Dinamika kepolitikan Indonesia sejauh ini, tak lepas dari beragam nilai keagamaan yang melingkupinya. Bahkan, untuk fenomena kepartaian sulit untuk tidak dihubungkan dengan "politik aliran" yang berasal dari kelompok keagamaan yang telah ada sejak dahulu.
Salah satu bentuk "aliran" keagamaan yang lekat dengan nuansa politik kekuasaan salah satunya adalah Nahdlatul Ulama (NU). Ormas Islam terbesar ini belakangan menjadi pusat perhatian publik karena dinilai memiliki kedekatan erat dengan pemerintah, bahkan tanpa reserve. Bahkan, bukan suatu hal yang aneh, jika muncul fatwa-fatwa keagamaan yang disinyalir sebagai dukungan terhadap pemerintah atau salah satu kontestan politik.Â
Para ulama NU sudah terbiasa dengan realitas dukung-mendukung dalam suatu ajang kontestasi, apalagi jika yang menjadi kontestan adalah bagian dari kelompok mereka sendiri.
Pilkada Jatim yang notabene diramaikan oleh dua kandidat yang sama-sama nahdliyyin, tak mungkin dilepaskan dari suasana dukung mendukung secara politik dan hal ini tentu saja menjadi lahan kreativitas para ulama setempat bagaimana memenangkan salah satunya.
Jatim, sebagai basis terkuat massa NU, merupakan cermin politik aliran yang terpecah karena dua kontestannya tokoh-tokoh sentral ormas Islam tradisional ini. Saifullah Yusuf (Gus Ipul) merupakan kandidat cagub Jatim yang berafiliasi dengan "darah biru" pesantren karena lekat dengan garis keturunan tokoh pendiri NU.
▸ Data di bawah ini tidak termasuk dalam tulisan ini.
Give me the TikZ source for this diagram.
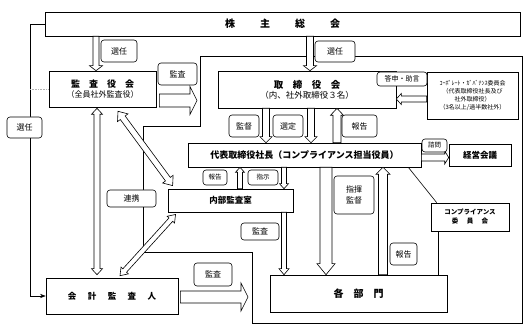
\documentclass[tikz,border=0pt]{standalone}
\usepackage{fontspec}
\setmainfont{Noto Sans CJK JP}
\usetikzlibrary{arrows.meta,calc}

\tikzset{
  box/.style={draw,fill=white,inner sep=1pt,align=center},
  tag/.style={draw,fill=white,rounded corners=3pt,inner sep=0pt,align=center},
  blk/.style={draw,fill=white,line join=miter},
}

% hollow block arrow: from, to, body half width, head half width, head length, both ends (0/1)
\newcommand{\blockarrow}[6]{%
  \path let \p1=#1, \p2=#2 in \pgfextra{%
    \pgfmathsetmacro\ba{atan2(\y2-\y1,\x2-\x1)}%
    \pgfmathsetmacro\bl{veclen(\x2-\x1,\y2-\y1)}%
    \xdef\barang{\ba}\xdef\barlen{\bl}};
  \begin{scope}[shift={#1},rotate=\barang]
    \ifnum#6=0
      \draw[blk] (0,-#3) -- ({\barlen-#5},-#3) -- ({\barlen-#5},-#4) -- (\barlen,0)
        -- ({\barlen-#5},#4) -- ({\barlen-#5},#3) -- (0,#3) -- cycle;
    \else
      \draw[blk] (0,0) -- (#5,-#4) -- (#5,-#3) -- ({\barlen-#5},-#3) -- ({\barlen-#5},-#4)
        -- (\barlen,0) -- ({\barlen-#5},#4) -- ({\barlen-#5},#3) -- (#5,#3) -- (#5,#4) -- cycle;
    \fi
  \end{scope}}

\begin{document}
\begin{tikzpicture}[x=1pt,y=-1pt,>=Stealth,line width=.6pt,font=\fontsize{8}{10}\selectfont]
  \path[use as bounding box,fill=white] (0,0) rectangle (532,336);

  \draw (200,56) -- (522,56) -- (522,323) -- (252,323) -- (252,252) -- (143,252) -- (143,126) -- (200,126) -- cycle;

  \node[box,minimum width=475,minimum height=24,font=\bfseries\fontsize{10}{12}\selectfont] (soukai) at (282.5,24)
    {株\hspace{2.5em}主\hspace{2.5em}総\hspace{2.5em}会};
  \node[box,minimum width=107,minimum height=36] (kansa) at (102.5,89)
    {{\bfseries\fontsize{9}{11}\selectfont 監　査　役　会}\\{\fontsize{8}{9}\selectfont （全員社外監査役）}};
  \node[box,minimum width=178,minimum height=37] (torishimari) at (307,89.5)
    {{\bfseries\fontsize{9.5}{11}\selectfont 取　締　役　会}\\{\fontsize{8.5}{10}\selectfont （内、社外取締役３名）}};
  \node[box,minimum width=91,minimum height=47,font=\fontsize{6}{8}\selectfont] (cgc) at (472.5,95.5)
    {ｺｰﾎﾟﾚｰﾄ・ｶﾞﾊﾞﾅﾝｽ委員会\\（代表取締役社長及び\\社外取締役）\\（3名以上/過半数社外）};
  \node[box,minimum width=233,minimum height=24,font=\bfseries\fontsize{9}{11}\selectfont] (shachou) at (304.5,155)
    {代表取締役社長（コンプライアンス担当役員）};
  \node[box,minimum width=62,minimum height=22,font=\bfseries\fontsize{8.5}{10}\selectfont] (keiei) at (480,155) {経営会議};
  \node[box,minimum width=125,minimum height=23,font=\bfseries\fontsize{8.5}{10}\selectfont] (naibu) at (230.5,200.5) {内部監査室};
  \node[box,minimum width=78,minimum height=28,font=\bfseries\fontsize{6.5}{9}\selectfont] (comp) at (470,217)
    {コンプライアンス\\委\hspace{1.3em}員\hspace{1.3em}会};
  \node[box,minimum width=177,minimum height=37,font=\bfseries\fontsize{10}{12}\selectfont] (kakubu) at (358.5,293.5) {各　部　門};
  \node[box,minimum width=132,minimum height=36,font=\bfseries\fontsize{8.5}{10}\selectfont] (kaikei) at (112,296)
    {会\hspace{1.35em}計\hspace{1.35em}監\hspace{1.35em}査\hspace{1.35em}人};

  \coordinate (lcorner) at (30,0 |- kaikei.west);
  \draw[->] (soukai.west) -| (lcorner) -- (kaikei.west);
  \draw[gray!60,densely dotted] (kansa.west -| lcorner) -- (kansa.west);
  \draw ($(shachou.south east)+(-13,0)$) -- ($(comp.north west)+(6,0)$);
  \coordinate (cl) at ($(comp.south west)+(8,0)$);
  \draw (cl) -- (cl |- kakubu.north);

  \coordinate (kansatip) at (197,100.5);
  \coordinate (kaikeitip) at (248,297);
  \blockarrow{(96,0 |- soukai.south)}{(96,0 |- kansa.north)}{3}{6.5}{5}{0}
  \blockarrow{(310,0 |- soukai.south)}{(310,0 |- torishimari.north)}{3.5}{6.5}{5}{0}
  \blockarrow{($(kansa.east |- kansatip)+(3,0)$)}{(kansatip)}{6.5}{14}{7}{0}
  \blockarrow{(cgc.west |- 0,99)}{(torishimari.east |- 0,99)}{3}{5.5}{5}{0}
  \blockarrow{(266,0 |- torishimari.south)}{(266,0 |- shachou.north)}{3.5}{6}{6}{0}
  \blockarrow{(311,0 |- torishimari.south)}{(311,0 |- shachou.north)}{3.5}{6}{6}{0}
  \blockarrow{(337,0 |- shachou.north)}{(337,0 |- torishimari.south)}{4}{6.5}{7}{0}
  \blockarrow{(shachou.east |- 0,157.5)}{(keiei.west |- 0,157.5)}{3.5}{6.5}{4}{0}
  \blockarrow{(240,0 |- naibu.north)}{(240,0 |- shachou.south)}{2.5}{4.5}{5}{0}
  \blockarrow{(284,0 |- shachou.south)}{(284,0 |- naibu.north)}{2.5}{4.5}{5}{0}
  \blockarrow{(284,0 |- naibu.south)}{(284,0 |- kakubu.north)}{2.5}{5}{6}{0}
  \blockarrow{(326,0 |- shachou.south)}{(326,0 |- kakubu.north)}{6}{9}{11}{0}
  \blockarrow{(383,0 |- kakubu.north)}{(383,0 |- shachou.south)}{4.5}{7}{7}{0}
  \blockarrow{($(kansa.south)+(-5.5,1)$)}{($(kaikei.north)+(-15,-3)$)}{3}{5.5}{6}{1}
  \blockarrow{($(kansa.south)+(15.5,4)$)}{($(naibu.north west)+(5,-3)$)}{3}{6.5}{8}{1}
  \blockarrow{($(kaikei.north)+(8,-2)$)}{($(naibu.south west)+(8,2)$)}{2.5}{5}{7}{1}
  \blockarrow{($(kaikei.east |- kaikeitip)+(2,0)$)}{(kaikeitip)}{6}{14}{7}{0}

  \foreach \n/\x/\y/\w/\h/\f/\t in {
      sen1/119/51/36/22/8/選任, sen2/335/51.5/40/21/8/選任, sen3/24.5/127.5/35/21/8/選任,
      kan1/177.5/74/39/22/8/監査, kantoku/244/126/30/22/8/監督, sentei/288/126/30/22/8/選定,
      hou1/359.5/126/35/22/8/報告, toshin/402/79/50/14/7/答申・助言, shimon/434.5/145.5/25/13/6.5/諮問,
      hou2/215/177.5/24/15/6.5/報告, shiji/263/177.5/30/15/6.5/指示, renkei/131.5/198.5/49/17/8/連携,
      kan2/260/231.5/38/17/8/監査, shiki/354/195/40/38/8/{指揮\\監督}, hou3/403.5/254/27/22/8/報告,
      kan3/213/274.5/38/23/8/監査}
    \node[tag,minimum width=\w,minimum height=\h,font=\fontsize{\f}{11}\selectfont] (\n) at (\x,\y) {\t};
\end{tikzpicture}
\end{document}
Kandidat lainnya, Khofifah Indar Parawansa juga tokoh perempuan NU yang cukup potensial, karena pengalamannya sebagai ketua umum muslimat NU telah sukses membawanya menduduki jabatan kementrian di tingkat pusat.
Siapakah kandidat yang nanti akan memenangkan kontestasi, tergantung dari pengaruh para ulama NU yang seringkali menjadi panutan warga nahdliyyin, termasuk dalam soal penentuan pilihan politik.
Pada tingkat akar rumput, cara pandang warga NU terhadap politik masih sangat tradisional. Kharismatik seorang ulama masih menjadi panutan, bahkan setiap nasehat dan fatwanya seringkali menjadi rujukan dalam hal keagamaan, sosial maupun politik. Jadi wajar saja ketika marak fatwa yang mengarah pada ajakan memilih salah satu kandidat yang diungkap para ulama.
Pilkada Jatim 2018 memperlihatkan fenomena ini, terlebih masing-masing kandidat yang berkontestasi adalah tokoh-tokoh NU yang relatif sulit jika tak diarahkan pilihan politiknya melalui serangkaian fatwa ulama. Terbuka ataupun tertutup, fatwa ulama di kalangan NU pasti tetap ada, karena inilah salah satu alasan bahwa politik aliran masih sangat kuat mewarnai dunia politik tanah air.